Reviewed by Kana
Who it's for, and whether it holds up.
The setup is a familiar reincarnation premise with a yuri twist: the MC knows the game world she's ended up in, knows who the heroine is supposed to end up with, and is actively trying to stay out of that storyline. The comedy comes from how thoroughly that plan fails. She plays matchmaker, she avoids proximity, she does everything right by her own logic, and the heroine falls for her anyway. The misunderstanding engine runs reliably.
What the story does better than most in this genre is the heroine falling first. It's a small structural choice that changes the dynamic considerably. The MC's attempts to redirect her are funnier because we know they're futile before she does, and the heroine's perspective adds real warmth to the comedy rather than just making her a plot target.
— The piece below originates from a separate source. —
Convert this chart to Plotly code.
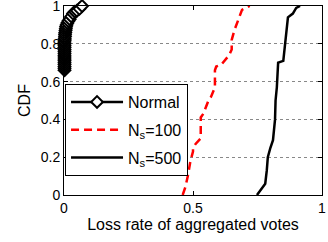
import plotly.graph_objects as go

# ---- data ----
normal_x = [0.002, 0.002, 0.002, 0.002, 0.002, 0.002, 0.002, 0.002, 0.002, 0.002,
            0.002, 0.002, 0.002, 0.002, 0.002, 0.002, 0.003, 0.003, 0.004, 0.004,
            0.005, 0.006, 0.007, 0.008, 0.010, 0.013, 0.017, 0.022, 0.028, 0.035,
            0.042, 0.050, 0.060, 0.070]
normal_y = [0.66, 0.67, 0.68, 0.69, 0.70, 0.71, 0.72, 0.73, 0.74, 0.75,
            0.76, 0.77, 0.78, 0.79, 0.80, 0.81, 0.82, 0.83, 0.84, 0.85,
            0.86, 0.87, 0.88, 0.89, 0.90, 0.91, 0.92, 0.93, 0.945, 0.96,
            0.97, 0.975, 0.985, 1.0]

n100_x = [0.46, 0.47, 0.48, 0.49, 0.50, 0.50, 0.51, 0.53, 0.53, 0.53, 0.54, 0.56,
          0.57, 0.585, 0.585, 0.59, 0.61, 0.64, 0.65, 0.65, 0.66, 0.675, 0.69, 0.72]
n100_y = [0.0, 0.04, 0.10, 0.18, 0.23, 0.25, 0.27, 0.30, 0.34, 0.41, 0.43, 0.50,
          0.52, 0.57, 0.66, 0.68, 0.69, 0.74, 0.77, 0.82, 0.87, 0.93, 0.98, 1.0]

n500_x = [0.748, 0.77, 0.78, 0.786, 0.79, 0.80, 0.81, 0.818, 0.82, 0.825, 0.83,
          0.85, 0.857, 0.864, 0.868, 0.887, 0.90, 0.915]
n500_y = [0.0, 0.04, 0.06, 0.13, 0.20, 0.25, 0.29, 0.40, 0.50, 0.57, 0.70,
          0.71, 0.80, 0.857, 0.94, 0.96, 0.99, 1.0]

x_ticks = [0, 0.5, 1]
x_ticklabels = ["0", "0.5", "1"]
y_ticks = [0, 0.2, 0.4, 0.6, 0.8, 1]
y_ticklabels = ["0", "0.2", "0.4", "0.6", "0.8", "1"]

FONT = "Liberation Sans, Arial, sans-serif"

fig = go.Figure()
fig.add_trace(go.Scatter(
    x=normal_x, y=normal_y, mode="lines+markers", name="Normal",
    legendgroup="a",
    line=dict(color="black", width=2.5),
    marker=dict(symbol="diamond", size=9, color="white",
                line=dict(color="black", width=2)),
    cliponaxis=False,
))
fig.add_trace(go.Scatter(
    x=n100_x, y=n100_y, mode="lines", name="N<sub>s</sub>=100",
    legendgroup="b",
    line=dict(color="red", width=2.5, dash="8px,5px"),
    cliponaxis=False,
))
fig.add_trace(go.Scatter(
    x=n500_x, y=n500_y, mode="lines", name="N<sub>s</sub>=500",
    legendgroup="c",
    line=dict(color="black", width=2.5),
    cliponaxis=False,
))

axis_common = dict(
    showline=True, linecolor="black", linewidth=1, mirror="ticks",
    ticks="inside", ticklen=4, tickcolor="black", zeroline=False,
    tickfont=dict(family=FONT, size=14, color="black"),
    ticklabeloverflow="allow",
)

fig.update_xaxes(
    range=[0, 1], tickvals=x_ticks, ticktext=x_ticklabels, showgrid=False,
    title=dict(text="Loss rate of aggregated votes",
               font=dict(family=FONT, size=16, color="black"), standoff=4),
    automargin=False,
    **axis_common,
)
fig.update_yaxes(
    range=[0, 1], tickvals=y_ticks, ticktext=y_ticklabels,
    showgrid=True, gridcolor="#888888", griddash="dot", gridwidth=1,
    title=dict(text="CDF", font=dict(family=FONT, size=16, color="black"), standoff=6),
    automargin=False,
    **axis_common,
)

fig.update_layout(
    width=328, height=242,
    margin=dict(l=64, r=6, t=6, b=47),
    paper_bgcolor="white", plot_bgcolor="white",
    font=dict(family=FONT, size=14, color="black"),
    showlegend=True,
    legend=dict(
        x=0.004, y=0.587, xanchor="left", yanchor="top",
        bgcolor="white", bordercolor="black", borderwidth=1,
        font=dict(family=FONT, size=16, color="black"),
        itemwidth=52, tracegroupgap=4,
    ),
)

fig.write_html("out.html",
               config={"displayModeBar": False},
               post_script="document.body.style.margin='0';document.body.style.padding='0';")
The character interactions are consistently enjoyable, the story structure is clear and easy to follow, and the pacing doesn't drag. At 122 chapters, it's tight enough that the premise doesn't exhaust itself.
The main caveat is the translation. It's grammatically functional but clunky in places, suggesting machine-assisted work that hasn't been fully smoothed out. You can follow the story without trouble, but some scenes that should land with more nuance come across flatter than intended.
A solid 4 out of 5. Not trying to be more than a pleasant yuri comedy, and succeeds at that well enough to be worth the time. The translation is the only real friction.